Nonetheless, the aggressive tones of Italian public life conceal the real reason why Italy is a case study for the new politics. M5S proclaims its will to “clear out” the established political “caste” and the hard-right Lega hopes to impose its leadership over more conservative forces. But the most notable aspect of contemporary Italian politics is the lack of belief that anything will in fact change.[...]
The Italian political system certainly looks chaotic. None of its parties are thirty years old, and even those created in the early 1990s have constantly changed their identities. Today’s rising force, the Lega (formally known as the Lega Nord or Northern League) was once a hodgepodge of Thatcherites, libertarians, and former Communists bent on Northern autonomy (or even independence) from the South. Today it is a national movement encroaching on the terrain of the far right. [...]

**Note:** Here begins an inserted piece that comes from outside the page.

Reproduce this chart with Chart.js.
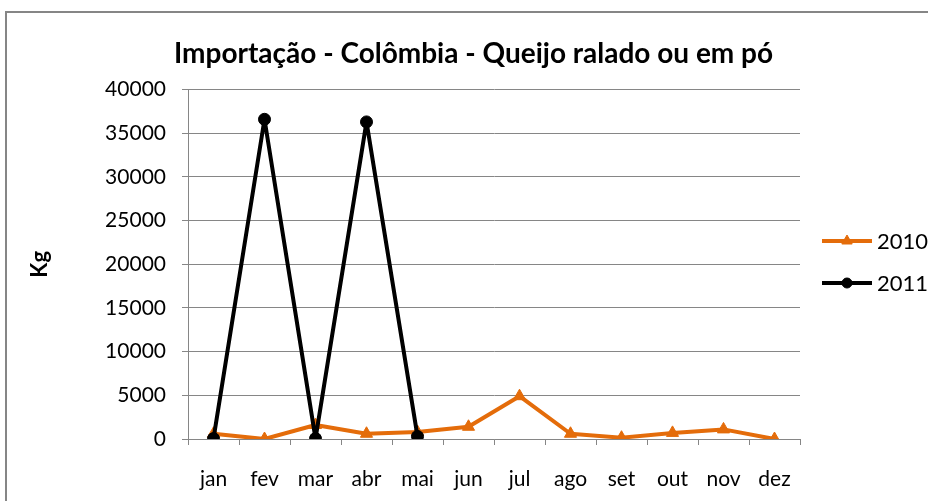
<!DOCTYPE html>
<html>
<head>
<meta charset="utf-8">
<script src="https://cdn.jsdelivr.net/npm/chart.js@4/dist/chart.umd.min.js"></script>
<style>
  body { margin: 0; background: #fff; }
  .frame { position: absolute; left: 5px; top: 11px; width: 1000px; height: 600px; border-left: 2px solid #868686; border-top: 2px solid #868686; }
  canvas { position: absolute; left: 0; top: 0; }
</style>
</head>
<body>
<div class="frame"></div>
<canvas id="chart" width="928" height="501"></canvas>
<script>
let months = ['jan', 'fev', 'mar', 'abr', 'mai', 'jun', 'jul', 'ago', 'set', 'out', 'nov', 'dez'];
let values2010 = [600, 0, 1600, 600, 800, 1400, 4900, 600, 150, 700, 1100, 0];
let values2011 = [50, 36600, 50, 36300, 300];
let yTicks = [0, 5000, 10000, 15000, 20000, 25000, 30000, 35000, 40000];

let orange = '#E46C0A';
let gray = '#868686';
let font = 'Lato, "Open Sans", sans-serif';

// legend drawn by hand: line with the marker in the middle, like Excel
let sideLegend = {
  id: 'sideLegend',
  afterDraw: function(chart) {
    let ctx = chart.ctx;
    let rows = [241, 283];
    chart.data.datasets.forEach(function(ds, i) {
      let y = rows[i];
      ctx.save();
      ctx.strokeStyle = ds.borderColor;
      ctx.fillStyle = ds.backgroundColor;
      ctx.lineWidth = ds.borderWidth;
      ctx.beginPath();
      ctx.moveTo(822, y);
      ctx.lineTo(872, y);
      ctx.stroke();
      ctx.lineWidth = 1;
      Chart.helpers.drawPoint(ctx, {pointStyle: ds.pointStyle, radius: ds.legendRadius, borderWidth: 1}, 847, y);
      ctx.fillStyle = '#000';
      ctx.font = '22px ' + font;
      ctx.textBaseline = 'middle';
      ctx.fillText(ds.label, 877, y + 1);
      ctx.restore();
    });
  }
};

new Chart(document.getElementById('chart'), {
  type: 'line',
  data: {
    labels: months,
    datasets: [{
      label: '2010',
      data: values2010,
      order: 1,
      borderColor: orange,
      backgroundColor: orange,
      borderWidth: 4,
      borderJoinStyle: 'round',
      pointStyle: 'triangle',
      pointRadius: 7,
      pointBorderWidth: 1,
      legendRadius: 6,
      tension: 0
    }, {
      label: '2011',
      data: values2011,
      order: 0,
      borderColor: '#000',
      backgroundColor: '#000',
      borderWidth: 4,
      borderJoinStyle: 'round',
      pointStyle: 'circle',
      pointRadius: 6,
      pointBorderWidth: 1,
      legendRadius: 5,
      tension: 0
    }]
  },
  options: {
    responsive: false,
    animation: false,
    layout: { padding: { left: 19, right: 0, top: 0, bottom: 0 } },
    plugins: {
      legend: { display: false },
      tooltip: { enabled: false },
      title: {
        display: true,
        text: 'Importação - Colômbia - Queijo ralado ou em pó',
        color: '#000',
        font: { family: font, size: 28, weight: 'bold' },
        padding: { top: 37, bottom: 19 }
      }
    },
    scales: {
      x: {
        offset: true,
        grid: { offset: true, drawOnChartArea: false, color: gray, tickLength: 6 },
        border: { color: gray, width: 1 },
        ticks: { color: '#000', font: { family: font, size: 21 }, padding: 22, maxRotation: 0, autoSkip: false },
        afterFit: function(scale) { scale.height = 62; }
      },
      y: {
        min: 0,
        max: 40000,
        afterBuildTicks: function(scale) { scale.ticks = yTicks.map(function(v) { return {value: v}; }); },
        grid: { color: gray, tickLength: 6 },
        border: { color: gray, width: 1 },
        ticks: {
          color: '#000',
          font: { family: font, size: 21 },
          padding: 16,
          callback: function(value) { return String(value); }
        },
        title: { display: true, text: 'Kg', color: '#000', font: { family: font, size: 22, weight: 'bold' }, padding: { top: 8 } },
        afterFit: function(scale) { scale.width = 169; }
      },
      side: {
        position: 'right',
        display: true,
        grid: { display: false },
        border: { display: false },
        ticks: { display: false },
        afterFit: function(scale) { scale.width = 128; }
      }
    }
  },
  plugins: [sideLegend]
});
</script>
</body>
</html>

In many countries the old class-based parties of the twentieth century still soldier on. Even as they weaken they can retain some residual social roots and serve as sites of collective identification: “my granddad was a miner” has long been the cry of the reluctant social democrat. Conversely, the Italian parties that emerged in the post-Cold War era more immediately reflect today’s lack of belief in collective projects or state action. Created at a moment when the “end of history” was so widely proclaimed, they have been unable to cohere new identities. [...]
The result is the rise of parties that are defined precisely by their sense of being “outsiders,” in different countries reflecting a hostility to perceived cultural decline brought by immigration (as in Northern and Central-Eastern Europe) and an opposition to austerity (as is broadly true of Southern Europe). Combining both “South” and “Northern” regions, Italian populism concentrates the worst traits of both, reflecting social despair rather than offering a way out of it. [...]
In practice, the M5S has not only backed away from any significant reforming agenda, but has even cast doubt over the viability of “anti-corruption” politics itself. This is illustrated by a recent scandal over its MPs’ salaries. M5S parliamentarians are supposed to remit half their salaries to a finance ministry microcredit fund, and then post online scans of their transfers. However, over the last fortnight ten of them were caught cancelling the transfers as soon as they published the images online. They along with three candidates with Masonic links were expelled from M5S.